Okay. This is another one of those “bear with me” posts. I’ll get to the point. I promise. Not sure how, but I will.
I’m facing the weekend. That little island of writing in the shark-infested sea of my life. Okay not an island, no sea and no sharks. But a big ol’ pot of boiling me.
I have decided to move backward to move forward. To stand away from the hard-won plot of the book-in-progress to see where I can make it stronger. To make a soup of my head, and see what yumminess is possible.
Maybe I need carrots. Maybe an onion. Gotta find where the meat is; the herbs. Gotta let it simmer—and remind myself that it’ll be done when it wants to be, not when I say. Sure, it used to be a head. Now it’s something different. Perhaps not what I thought. Could be something gutsier, less ethereal. Maybe I’ll have to reduce it to concentrate it. Maybe I’ll need to take away in order to add.
Could wind up a little more stick-to-your-ribs than haute cuisine. That’s how cooking goes, sometimes.
But one thing is sure: It’ll taste even better when I’m finished.
Because, see, writing’s like a goat-head soup.
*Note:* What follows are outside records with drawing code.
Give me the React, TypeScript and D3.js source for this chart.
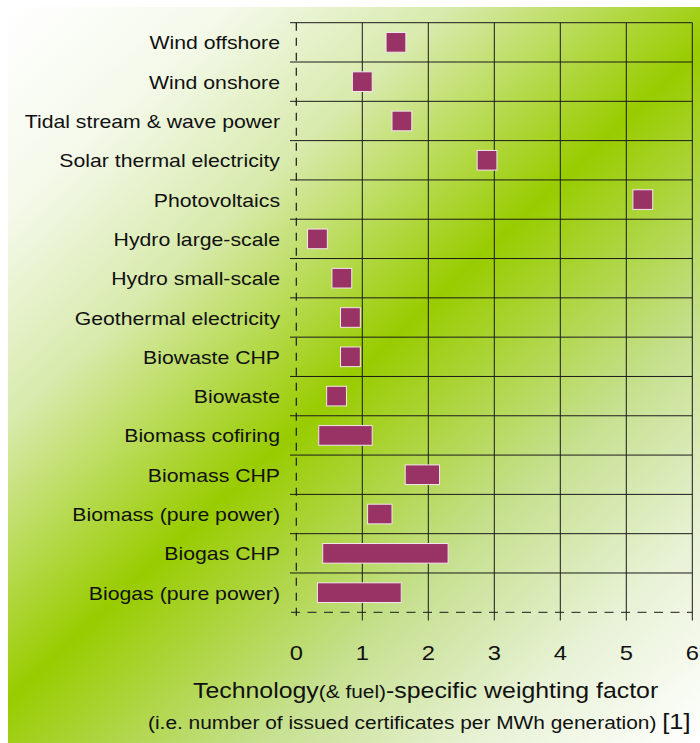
import React from 'react';
import * as d3 from 'd3';

// weighting factors (low / high end of each marker)
const technologies = [
  'Wind offshore',
  'Wind onshore',
  'Tidal stream & wave power',
  'Solar thermal electricity',
  'Photovoltaics',
  'Hydro large-scale',
  'Hydro small-scale',
  'Geothermal electricity',
  'Biowaste CHP',
  'Biowaste',
  'Biomass cofiring',
  'Biomass CHP',
  'Biomass (pure power)',
  'Biogas CHP',
  'Biogas (pure power)',
];
const lowValues = [1.36, 0.85, 1.45, 2.74, 5.1, 0.17, 0.54, 0.67, 0.67, 0.46, 0.34, 1.65, 1.08, 0.4, 0.32];
const highValues = [1.66, 1.15, 1.75, 3.04, 5.4, 0.47, 0.84, 0.97, 0.97, 0.76, 1.15, 2.17, 1.45, 2.3, 1.59];
const xTicks = [0, 1, 2, 3, 4, 5, 6];

const W = 700;
const H = 743;
const FONT = '"Liberation Sans", Arial, Helvetica, sans-serif';
const SX = 1.13; // the source text is a little stretched horizontally

const App: React.FC = () => {
  const x = d3.scaleLinear().domain([0, 6]).range([296.3, 692.3]);
  const y = d3.scaleBand().domain(technologies).range([22.7, 612.3]);
  const barH = y.bandwidth() * 0.5;
  const rowLines = [...technologies.map(t => y(t) as number), 22.7 + y.step() * technologies.length];
  const bottom = rowLines[rowLines.length - 1];

  return (
    <svg width={W} height={H} style={{ position: 'absolute', left: 0, top: 0, display: 'block' }}>
      <defs>
        <linearGradient id="bg" gradientUnits="userSpaceOnUse" x1={8} y1={7} x2={700} y2={743}>
          <stop offset="0" stopColor="#ffffff" />
          <stop offset="0.15" stopColor="#f4f9ea" />
          <stop offset="0.3" stopColor="#d8eaac" />
          <stop offset="0.5" stopColor="#99cc00" />
          <stop offset="0.7" stopColor="#c6e08f" />
          <stop offset="0.85" stopColor="#e8f2d6" />
          <stop offset="1" stopColor="#ffffff" />
        </linearGradient>
      </defs>
      <rect x={0} y={0} width={W} height={H} fill="#fff" />
      <rect x={8} y={7} width={692} height={736} fill="url(#bg)" />

      {/* horizontal row lines */}
      {rowLines.slice(0, -1).map((ly, i) => (
        <line key={'h' + i} x1={290} x2={x(6)} y1={ly} y2={ly} stroke="#1a1a1a" strokeWidth={1} />
      ))}
      {/* bottom dashed axis */}
      <line x1={290} x2={x(6)} y1={bottom} y2={bottom}
        stroke="#1a1a1a" strokeWidth={1} strokeDasharray="9,7.5" strokeDashoffset={-1} />
      {/* vertical grid lines */}
      {xTicks.map(t => (
        <line key={'v' + t} x1={x(t)} x2={x(t)} y1={22.7} y2={620.5}
          stroke="#1a1a1a" strokeWidth={t === 0 ? 1.2 : 1}
          strokeDasharray={t === 0 ? '8,7' : undefined} />
      ))}

      {/* markers */}
      {technologies.map((t, i) => (
        <rect key={t}
          x={x(lowValues[i])}
          y={(y(t) as number) + (y.bandwidth() - barH) / 2}
          width={x(highValues[i]) - x(lowValues[i])}
          height={barH}
          fill="#993366" stroke="#f3e6ec" strokeWidth={1} />
      ))}

      {/* category labels */}
      {technologies.map(t => (
        <text key={'l' + t} transform={`translate(280,${(y(t) as number) + y.bandwidth() / 2 + 7}) scale(${SX},1)`}
          textAnchor="end" fontFamily={FONT} fontSize={18.8} fill="#111">{t}</text>
      ))}

      {/* tick labels */}
      {xTicks.map(t => (
        <text key={'t' + t} transform={`translate(${x(t)},660) scale(${SX},1)`}
          textAnchor="middle" fontFamily={FONT} fontSize={21} fill="#111">{t}</text>
      ))}

      {/* axis titles */}
      <text transform={`translate(193,698) scale(${SX},1)`} fontFamily={FONT} fontSize={22} fill="#111">
        Technology<tspan fontSize={18.5}>(&amp; fuel)</tspan>-specific weighting factor
      </text>
      <text transform={`translate(148,729) scale(${SX},1)`} fontFamily={FONT} fontSize={18.5} fill="#111">
        (i.e. number of issued certificates per MWh generation) <tspan fontSize={22.5}>[1]</tspan>
      </text>
    </svg>
  );
};

export default App;
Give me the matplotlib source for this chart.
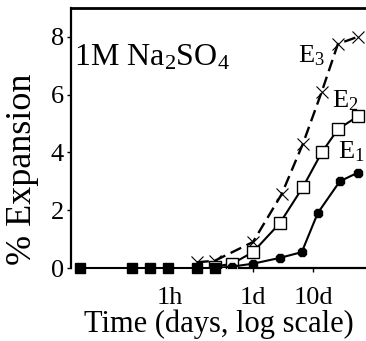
import matplotlib
matplotlib.use("Agg")
import matplotlib.pyplot as plt

plt.rcParams['font.family'] = ['Liberation Serif', 'DejaVu Serif']
plt.rcParams['mathtext.fontset'] = 'custom'
plt.rcParams['mathtext.rm'] = 'Liberation Serif'
plt.rcParams['mathtext.it'] = 'Liberation Serif:italic'

# times in days, expansion in %
t_early = [0.0013, 0.0095, 0.019, 0.038, 0.117, 0.23]
v_early = [0, 0, 0, 0, 0, 0]

t_e3 = [0.117, 0.23, 1.0, 3.0, 6.8, 14, 26, 56]
v_e3 = [0.2, 0.25, 0.9, 2.55, 4.3, 6.1, 7.75, 8.0]

t_e2 = [0.23, 0.45, 1.0, 2.8, 6.8, 14, 26, 56]
v_e2 = [0.05, 0.15, 0.55, 1.55, 2.8, 4.0, 4.8, 5.25]

t_e1 = [0.23, 0.45, 1.0, 2.8, 6.5, 12, 28, 56]
v_e1 = [0.0, 0.05, 0.15, 0.35, 0.55, 1.9, 3.0, 3.3]

xticks = [1 / 24, 1, 10]
xticklabels = ['1h', '1d', '10d']
yticks = [0, 2, 4, 6, 8]

fig = plt.figure(figsize=(3.66, 3.41), dpi=100)
ax = fig.add_axes([0.194, 0.214, 0.806, 0.763])

ax.plot(t_e3, v_e3, color='black', lw=1.7, ls=(0, (5, 2.5)),
        marker='x', ms=9, mew=0.8, mfc='none', zorder=3)
ax.plot(t_e2, v_e2, color='black', lw=1.5, marker='s', ms=8,
        mfc='white', mec='black', mew=1.0, zorder=4)
ax.plot(t_e1, v_e1, color='black', lw=1.5, marker='8', ms=7,
        mfc='black', zorder=5)
ax.plot(t_early, v_early, color='black', lw=1.5, marker='s', ms=7,
        mfc='black', zorder=6, clip_on=False)

ax.set_xscale('log')
ax.set_xlim(0.00093, 76.4)
ax.set_ylim(0, 9)

ax.set_xticks(xticks)
ax.set_xticklabels(xticklabels)
ax.minorticks_off()
ax.set_yticks(yticks)
ax.tick_params(axis='both', direction='out', length=3, width=1.0,
               labelsize=19, pad=2)
ax.tick_params(axis='x', pad=11)

ax.spines['right'].set_visible(False)
ax.spines['top'].set_linewidth(2.0)
ax.spines['left'].set_linewidth(1.6)
ax.spines['bottom'].set_linewidth(1.6)
ax.spines['bottom'].set_bounds(0.37, 76.4)

ax.set_xlabel('Time (days, log scale)', fontsize=22, labelpad=0)
ax.set_ylabel('% Expansion', fontsize=26)
ax.yaxis.set_label_coords(-0.11, 0.38)

ax.text(0.00105, 7.0, r'1M Na$_2$SO$_4$', fontsize=23, va='baseline')
ax.text(5.6, 7.13, r'E$_3$', fontsize=19, va='baseline')
ax.text(21, 5.54, r'E$_2$', fontsize=19, va='baseline')
ax.text(26, 3.8, r'E$_1$', fontsize=19, va='baseline')

fig.savefig('out.png', dpi=100, facecolor='white')
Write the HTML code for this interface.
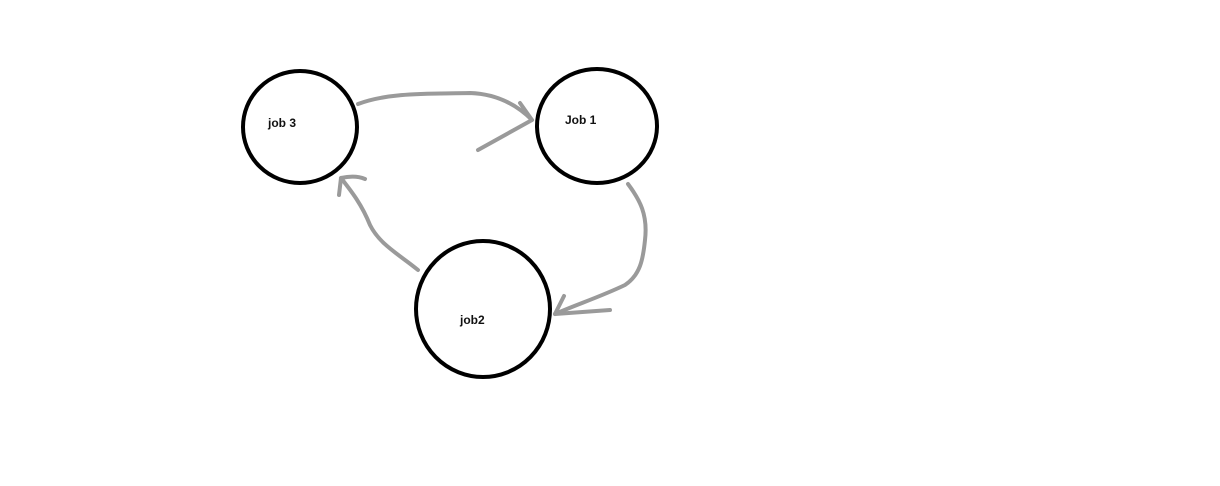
<!DOCTYPE html>
<html><head><style>
html,body{margin:0;padding:0;background:#fff;}
svg{display:block;}
text{font-family:"Liberation Sans",sans-serif;font-weight:bold;font-size:12px;fill:#111;}
</style></head><body>
<svg width="1220" height="486" viewBox="0 0 1220 486">
<g fill="none" stroke="#000" stroke-width="4">
<ellipse cx="300" cy="127" rx="57" ry="56"/>
<ellipse cx="597" cy="126" rx="60" ry="57"/>
<ellipse cx="483" cy="309" rx="67" ry="68"/>
</g>
<g fill="none" stroke="#9a9a9a" stroke-width="4" stroke-linecap="round" stroke-linejoin="round">
<path d="M358,104 C390,92 430,94 470,93 C500,94 520,108 532,120"/>
<path d="M520,103 L532,120 L478,150"/>
<path d="M628,184 C640,200 648,215 645,240 C643,260 640,275 625,285 C600,297 575,305 555,314"/>
<path d="M564,296 L555,314 L610,310"/>
<path d="M418,270 C400,255 380,245 370,225 C362,205 352,192 341,178"/>
<path d="M339,195 L341,178 C350,176 358,176 365,179"/>
</g>
<text x="268" y="127">job 3</text>
<text x="565" y="124">Job 1</text>
<text x="460" y="324">job2</text>
</svg>
</body></html>
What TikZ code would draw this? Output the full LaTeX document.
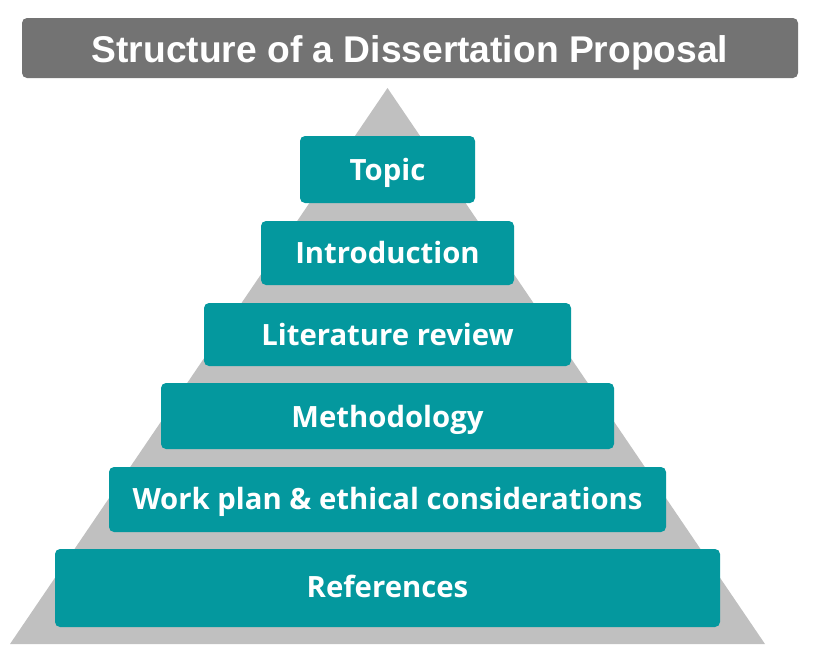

The flavor-maker’s in there, under that simmering surface. You may not want to know what down there, hidden beneath the lazy bubble. But without it, nothing would be quite the same. And it doesn’t happen all at once. You start with what you know, then taste and adjust until you get what you want.
I’m starting with good. I can make better.
It have gotten my own goat. May as well make soup.